Ele lembra ainda que, a partir do final da década de 1990, uma série de projetos começou a ser desenvolvida na região com as populações tradicionais de ribeirinhos para dissuadi-las da ideia da exclusão de suas comunidades da Flona. Várias acabaram por se convencer.
Na mesma área, no entanto, há ainda três comunidades de indígenas Munduruku - Takuara, Bragança e Marituba - que reivindicam a demarcação de Terras Indígenas.
SNUC
Reedição da MP 452/2011, a MP 558/2012 foi bastante criticada por organizações da sociedade civil pela falta de transparência com que foi publicada. A norma não foi baseada em estudos técnicos, consultas às populações afetadas e à sociedade em geral.
Os estudos de impacto ambiental e viabilidade econômica das hidrelétricas de São Luiz do Tapajós e Jatobá, que motivaram a desafetação de algumas das UCs no Pará, sequer foram aprovados (leia a carta assinada por mais de 30 instituições sobre o assunto).
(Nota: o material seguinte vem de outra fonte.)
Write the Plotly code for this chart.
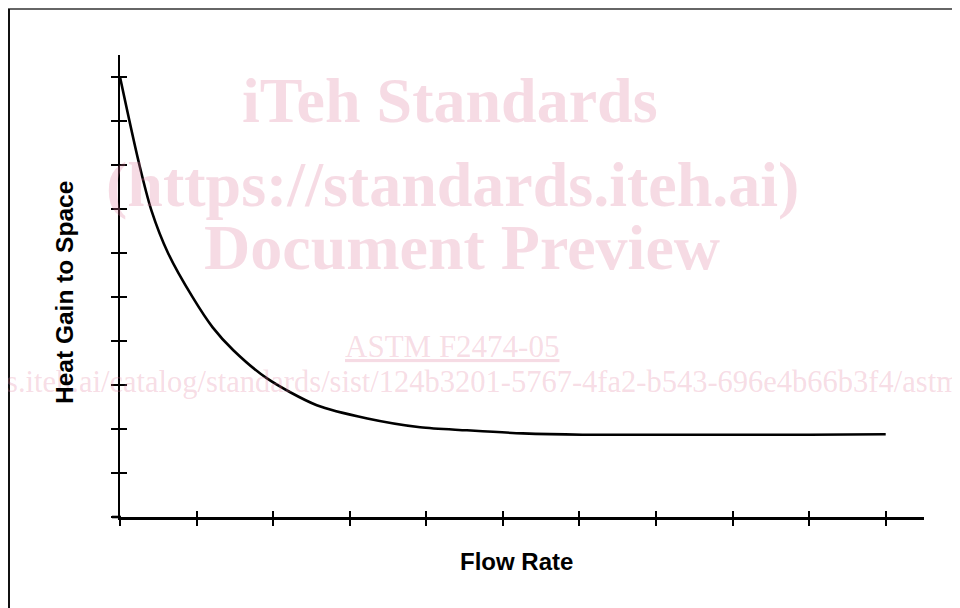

A conversão da MP em lei abre péssimo precedente para o sistema de gestão das UCs no País. De acordo com a Lei do SNUC (Sistema Nacional de Unidades de Conservação), uma UC só pode ser reduzida por meio de lei específica. Por isso, o procurador geral da república, Roberto Gurgel, ajuizou no STF (Supremo Tribunal Federal) uma ação direta de inconstitucionalidade (veja aqui).
As 52 emendas apresentadas durante a tramitação da MP evidenciam a fragilidade do procedimento adotado pelo governo para alterar os limites das áreas. As propostas previam desde renegociações de operações de crédito e dívidas, passando por alterações da categoria das UCs, até alterações de seus limites para possibilitar empreendimentos de mineração.